Perché ti rivolgi solo a un pubblico italiano?

«Allora non mi sarei mai messa a parlare in inglese. Non volevo mettere a rischio un progetto, farmi sconfiggere per un problema di lingua. Intanto, la mia community è cresciuta: giovani tra i 25 e i 35 anni, soprattutto donne. L’anno scorso ho iniziato a collaborare con una persona, un manager che si occupa di gestire i clienti, tutti brand certificati di cui verifico io stessa il valore ecosostenibile».

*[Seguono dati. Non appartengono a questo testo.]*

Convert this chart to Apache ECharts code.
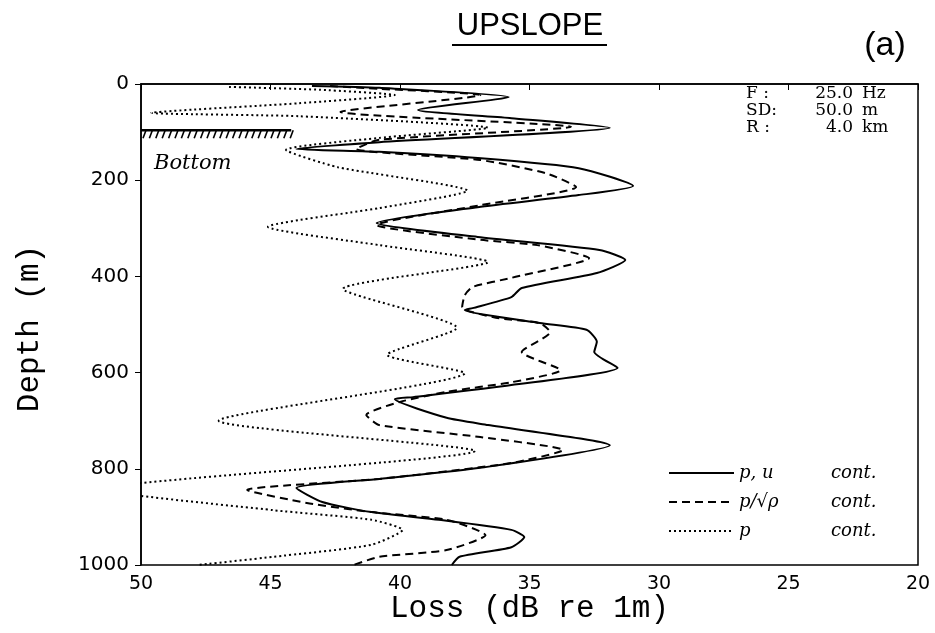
<!DOCTYPE html>
<html><head><meta charset="utf-8">
<script src="https://cdn.jsdelivr.net/npm/echarts@6/dist/echarts.min.js"></script>
<style>html,body{margin:0;padding:0;background:#fff}#c{width:935px;height:633px}</style>
</head><body><div id="c"></div>
<script>
// Loss (dB) vs depth (m) for the three continuity conditions
const solidLoss  = [43.4,40.8,35.8,39.3,35.7,31.9,40.8,44.0,40.8,37.0,33.1,31.0,33.1,37.0,40.9,37.0,32.3,31.3,32.4,35.3,35.7,37.2,37.5,34.6,32.8,32.4,32.5,31.6,35.7,39.5,40.2,38.2,36.6,31.9,36.9,40.8,44.0,43.0,41.1,38.5,35.7,35.2,35.7,37.7,38.0];
const solidDepth = [4,8,27,54,71,91,121,135,141,154,175,212,231,256,289,318,345,366,393,424,443,466,470,497,511,536,557,590,626,651,655,694,709,751,798,821,840,869,890,906,927,942,963,983,1000];

const dashLoss  = [42.7,40.8,36.9,42.3,33.4,40.8,41.7,36.9,34.4,33.2,36.9,40.9,36.9,34.7,32.7,35.7,37.2,37.5,37.6,36.3,34.6,34.2,35.3,33.8,35.7,38.2,40.0,41.3,40.8,36.9,33.7,35.7,40.8,45.9,43.6,41.1,38.2,36.7,38.2,40.8,41.8];
const dashDepth = [4,10,23,58,89,116,135,158,185,214,252,293,324,335,362,403,422,439,464,486,497,516,557,595,620,640,661,688,709,734,761,788,821,844,871,890,906,938,969,983,1000];

const dotLoss  = [46.6,43.1,40.2,43.9,49.6,43.9,36.6,40.8,44.4,42.4,37.4,40.8,45.1,40.8,36.6,42.2,37.8,40.5,37.5,47.0,37.1,51.5,44.9,41.1,39.9,41.1,44.9,47.8];
const dotDepth = [6,12,23,40,60,67,91,112,137,173,222,258,297,335,370,426,507,563,601,700,763,843,886,906,927,958,983,1000];

const lossTicks  = [50,45,40,35,30,25,20];
const depthTicks = [0,200,400,600,800,1000];
const seriesNames = ['p, u', 'p/\u221A\u03C1', 'p'];
const infoRows = [['F :','25.0','Hz'],['SD:','50.0','m'],['R :','4.0','km']];
const bottomDepth = 96;

const zip = (a,b) => a.map((v,i)=>[v,b[i]]);
const chart = echarts.init(document.getElementById('c'));
const serif = '"DejaVu Serif", serif';
const mono = '"Liberation Mono", monospace';
const sans = '"DejaVu Sans", sans-serif';

chart.setOption({
  animation:false,
  backgroundColor:'#fff',
  grid:{left:141, right:17, top:84, bottom:68, show:true, borderColor:'#000', borderWidth:1.5,
        containLabel:false, outerBoundsMode:'none'},
  legend:{orient:'vertical', left:663, top:459, itemWidth:65, itemHeight:14, itemGap:11,
    data:seriesNames,
    itemStyle:{opacity:0},
    formatter: n => '{a|'+n+'}{b|cont.}',
    textStyle:{rich:{a:{width:92, fontFamily:serif, fontStyle:'italic', fontSize:18, lineHeight:16, color:'#000'},
                     b:{fontFamily:serif, fontStyle:'italic', fontSize:18, lineHeight:16, color:'#000'}}}},
  xAxis:{type:'value', min:20, max:50, interval:5, inverse:true,
    name:'Loss (dB re 1m)', nameLocation:'middle', nameGap:28, nameMoveOverlap:false,
    nameTextStyle:{fontFamily:mono, fontSize:31, color:'#000'},
    axisLine:{lineStyle:{color:'#000', width:1.5}},
    axisTick:{show:true, length:6, lineStyle:{color:'#000'}},
    axisLabel:{fontFamily:sans, fontSize:19, color:'#000', margin:10, formatter:v=>String(v)},
    splitLine:{show:false}},
  yAxis:{type:'value', min:0, max:1000, interval:200, inverse:true,
    name:'Depth (m)', nameLocation:'middle', nameGap:96, nameRotate:90,
    nameTextStyle:{fontFamily:mono, fontSize:31, color:'#000', padding:[0,0,0,-8]},
    axisLine:{lineStyle:{color:'#000', width:1.5}},
    axisTick:{show:true, length:6, lineStyle:{color:'#000'}},
    axisLabel:{fontFamily:sans, fontSize:20, color:'#000', margin:12, formatter:v=>String(v)},
    splitLine:{show:false}},
  series:[
    {name:seriesNames[0], type:'line', data:zip(solidLoss,solidDepth), symbol:'none', smooth:0.2,
      lineStyle:{color:'#000', width:2, type:'solid'}, itemStyle:{color:'#000'}},
    {name:seriesNames[1], type:'line', data:zip(dashLoss,dashDepth), symbol:'none', smooth:0.2,
      lineStyle:{color:'#000', width:2, type:[8,5]}, itemStyle:{color:'#000'}},
    {name:seriesNames[2], type:'line', data:zip(dotLoss,dotDepth), symbol:'none', smooth:0.2,
      lineStyle:{color:'#000', width:2, type:[2,3]}, itemStyle:{color:'#000'}}
  ]
});

// decorations
const px = v => chart.convertToPixel({xAxisIndex:0, yAxisIndex:0}, v);
const g = [];
const h0 = px([50, bottomDepth]), h1 = px([44.2, bottomDepth]);
g.push({type:'line', shape:{x1:h0[0], y1:h0[1], x2:h1[0], y2:h1[1]}, style:{stroke:'#000', lineWidth:2.5}});
for (let x = h0[0] + 2; x < h1[0]; x += 6.4) {
  g.push({type:'line', shape:{x1:x, y1:h0[1]+8, x2:x+3, y2:h0[1]}, style:{stroke:'#000', lineWidth:1.6}});
}
const bt = px([49.5, 165]);
g.push({type:'text', x:bt[0], y:bt[1], style:{text:'Bottom', font:'italic 21px "DejaVu Serif"', fill:'#000', align:'left', verticalAlign:'middle'}});
infoRows.forEach((r,i)=>{
  const y = 94 + i*17;
  g.push({type:'text', x:746, y:y, style:{text:r[0], font:'17px "DejaVu Serif"', fill:'#000', verticalAlign:'middle'}});
  g.push({type:'text', x:853, y:y, style:{text:r[1], font:'17px "DejaVu Serif"', fill:'#000', align:'right', verticalAlign:'middle'}});
  g.push({type:'text', x:862, y:y, style:{text:r[2], font:'17px "DejaVu Serif"', fill:'#000', verticalAlign:'middle'}});
});
g.push({type:'text', x:530, y:26, style:{text:'UPSLOPE', font:'31px "Liberation Sans"', fill:'#000', align:'center', verticalAlign:'middle'}});
g.push({type:'line', shape:{x1:452, y1:45, x2:607, y2:45}, style:{stroke:'#000', lineWidth:2}});
g.push({type:'text', x:885, y:46, style:{text:'(a)', font:'34px "Liberation Sans"', fill:'#000', align:'center', verticalAlign:'middle'}});
chart.setOption({graphic:g});
</script></body></html>
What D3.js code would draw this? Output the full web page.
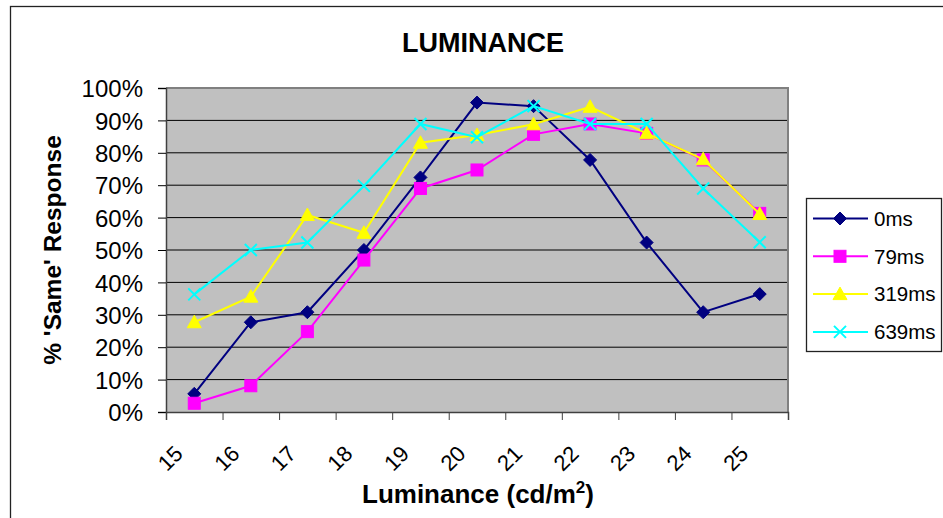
<!DOCTYPE html>
<html>
<head>
<meta charset="utf-8">
<script src="https://cdn.jsdelivr.net/npm/d3@7"></script>
<style>
  html, body { margin: 0; padding: 0; background: #fff; }
  svg { display: block; font-family: "Liberation Sans", Arial, sans-serif; }
</style>
</head>
<body>
<svg id="chart" width="943" height="518"></svg>
<script>
// ---- data ----
const categories = ["15", "16", "17", "18", "19", "20", "21", "22", "23", "24", "25"];
const seriesNames = ["0ms", "79ms", "319ms", "639ms"];
const values0ms   = [5.6, 27.7, 30.8, 50.0, 72.4, 95.5, 94.4, 77.8, 52.3, 30.8, 36.4];
const values79ms  = [2.7, 8.1, 24.8, 46.9, 69.0, 74.7, 85.7, 88.9, 86.0, 77.8, 61.3];
const values319ms = [27.7, 35.6, 60.8, 55.3, 83.1, 85.5, 88.8, 94.2, 86.0, 78.0, 61.1];
const values639ms = [36.3, 50.0, 52.3, 69.8, 88.9, 84.8, 94.4, 88.9, 88.9, 69.0, 52.4];
const yTicks = [0, 10, 20, 30, 40, 50, 60, 70, 80, 90, 100];
const titleText = "LUMINANCE";
const yTitle = "% 'Same' Response";

// ---- styles ----
const seriesValues = [values0ms, values79ms, values319ms, values639ms];
const colors = ["#000080", "#FF00FF", "#FFFF00", "#00FFFF"];
const markers = ["diamond", "square", "triangle", "cross"];

const svg = d3.select("#chart");
const L = 166, R = 788, T = 88, B = 412;

// outer chart border
svg.append("rect").attr("x", 10.5).attr("y", 6.5).attr("width", 1000).attr("height", 1000)
  .attr("fill", "none").attr("stroke", "#222").attr("stroke-width", 1.3);

const x = d3.scaleBand().domain(categories).range([L, R]);
const xc = c => x(c) + x.bandwidth() / 2;
const y = d3.scaleLinear().domain([0, 100]).range([B, T]);

// plot area
svg.append("rect").attr("x", L).attr("y", T).attr("width", R - L).attr("height", B - T)
  .attr("fill", "#C0C0C0");

// gridlines
svg.append("g").selectAll("line").data(yTicks.filter(d => d > 0)).join("line")
  .attr("x1", L).attr("x2", R).attr("y1", d => y(d)).attr("y2", d => y(d))
  .attr("stroke", "#000").attr("stroke-width", 1);

// plot border top/right
svg.append("path").attr("d", `M${L},${T}H${R}V${B}`).attr("fill", "none")
  .attr("stroke", "#808080").attr("stroke-width", 2);

// y axis
const yAxis = d3.axisLeft(y).tickValues(yTicks).tickFormat(d => d + "%").tickSize(8).tickPadding(15);
const gy = svg.append("g").attr("transform", `translate(${L},0)`).call(yAxis);
gy.select(".domain").attr("stroke", "#404040").attr("stroke-width", 1.5);
gy.selectAll(".tick line").attr("stroke", "#000").attr("stroke-width", 1);
gy.selectAll(".tick text").attr("font-size", 24).attr("fill", "#000")
  .attr("font-family", "'Liberation Sans', Arial, sans-serif").attr("dy", "0.36em");

// x axis ticks at category boundaries
const xb = d3.scaleLinear().domain([0, categories.length]).range([L, R]);
const xAxis = d3.axisBottom(xb).tickValues(d3.range(0, categories.length + 1)).tickFormat("").tickSize(8);
const gx = svg.append("g").attr("transform", `translate(0,${B})`).call(xAxis);
gx.select(".domain").attr("stroke", "#404040").attr("stroke-width", 1.5);
gx.selectAll(".tick line").attr("stroke", "#404040").attr("stroke-width", 1);

// x labels rotated
svg.append("g").selectAll("text").data(categories).join("text")
  .attr("transform", d => `translate(${xc(d) - 10},${B + 43}) rotate(-45)`)
  .attr("text-anchor", "end").attr("font-size", 22).attr("fill", "#000")
  .text(d => d);

// title
svg.append("text").attr("x", 483).attr("y", 51.5).attr("text-anchor", "middle")
  .attr("font-size", 27).attr("font-weight", "bold").text(titleText);

// x title with superscript
const xt = svg.append("text").attr("x", 478).attr("y", 502.5).attr("text-anchor", "middle")
  .attr("font-size", 26).attr("font-weight", "bold");
xt.append("tspan").text("Luminance (cd/m");
xt.append("tspan").attr("font-size", 17).attr("dy", -10).text("2");
xt.append("tspan").attr("dy", 10).text(")");

// y title
svg.append("text").attr("transform", `translate(61,250) rotate(-90)`).attr("text-anchor", "middle")
  .attr("font-size", 24.5).attr("font-weight", "bold").text(yTitle);

// marker drawing
function drawMarker(g, type, color, cx, cy) {
  if (type === "diamond") {
    g.append("path").attr("d", `M${cx},${cy - 6.5}L${cx + 6.5},${cy}L${cx},${cy + 6.5}L${cx - 6.5},${cy}Z`)
      .attr("fill", color).attr("stroke", color).attr("stroke-width", 1);
  } else if (type === "square") {
    g.append("rect").attr("x", cx - 6).attr("y", cy - 6).attr("width", 12).attr("height", 12)
      .attr("fill", color).attr("stroke", color).attr("stroke-width", 1);
  } else if (type === "triangle") {
    g.append("path").attr("d", `M${cx},${cy - 7}L${cx + 7},${cy + 5.5}L${cx - 7},${cy + 5.5}Z`)
      .attr("fill", color).attr("stroke", color).attr("stroke-width", 1);
  } else {
    g.append("path").attr("d", `M${cx - 6},${cy - 6}L${cx + 6},${cy + 6}M${cx - 6},${cy + 6}L${cx + 6},${cy - 6}`)
      .attr("fill", "none").attr("stroke", color).attr("stroke-width", 2);
  }
}

// series
const line = d3.line().x((d, i) => xc(categories[i])).y(d => y(d));
seriesValues.forEach((vals, s) => {
  const g = svg.append("g");
  g.append("path").attr("d", line(vals)).attr("fill", "none")
    .attr("stroke", colors[s]).attr("stroke-width", 2);
  vals.forEach((v, i) => drawMarker(g, markers[s], colors[s], xc(categories[i]), y(v)));
});

// legend
const lg = svg.append("g");
lg.append("rect").attr("x", 806.5).attr("y", 198.5).attr("width", 135).attr("height", 153)
  .attr("fill", "#fff").attr("stroke", "#222").attr("stroke-width", 1.3);
seriesNames.forEach((name, s) => {
  const ly = 218.5 + s * 37.8;
  lg.append("line").attr("x1", 813).attr("x2", 868).attr("y1", ly).attr("y2", ly)
    .attr("stroke", colors[s]).attr("stroke-width", 2);
  drawMarker(lg, markers[s], colors[s], 840, ly);
  lg.append("text").attr("x", 874).attr("y", ly).attr("dy", "0.36em")
    .attr("font-size", 20.5).attr("fill", "#000").text(name);
});
</script>
</body>
</html>
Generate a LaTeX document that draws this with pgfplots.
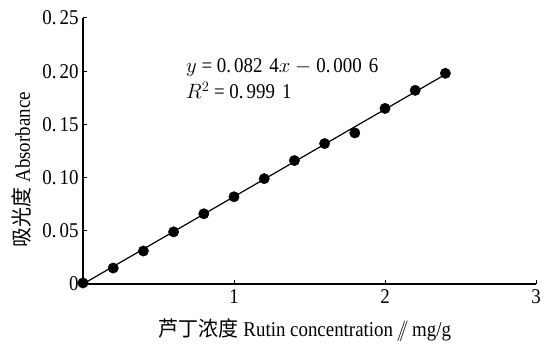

Con il Coronavirus ti sei trasferita in Florida. Anche il tuo lavoro è cambiato?

«A causa del Covid ho dovuto sospendere la produzione di nuove collezioni: purtroppo non potendo viaggiare è difficile mettere in piedi la filiera con l’estero. Per ora lavoro con altri brand certificati. Il mio sogno oltre a quello realizzato della linea di moda, sarebbe quello di creare un negozio di e-commerce in cui trovare tutti prodotti sostenibili».

Pensi di tornare a vivere in Italia?

«Io amo l’America perché ti permette di realizzare le idee e chi ha idee viene apprezzato. In Italia c’è una tendenza inesorabile al giudizio, anche per chi semplicemente vuole cambiare lavoro. È tutto molto più complesso. Un ritorno in Italia è nei nostri progetti, per l’istruzione completa dei nostri figli: io e mio marito non ci fossilizziamo, amiamo cambiare le coordinate della nostra vita. In ogni caso, per me c’è sempre l’altra casa: il web».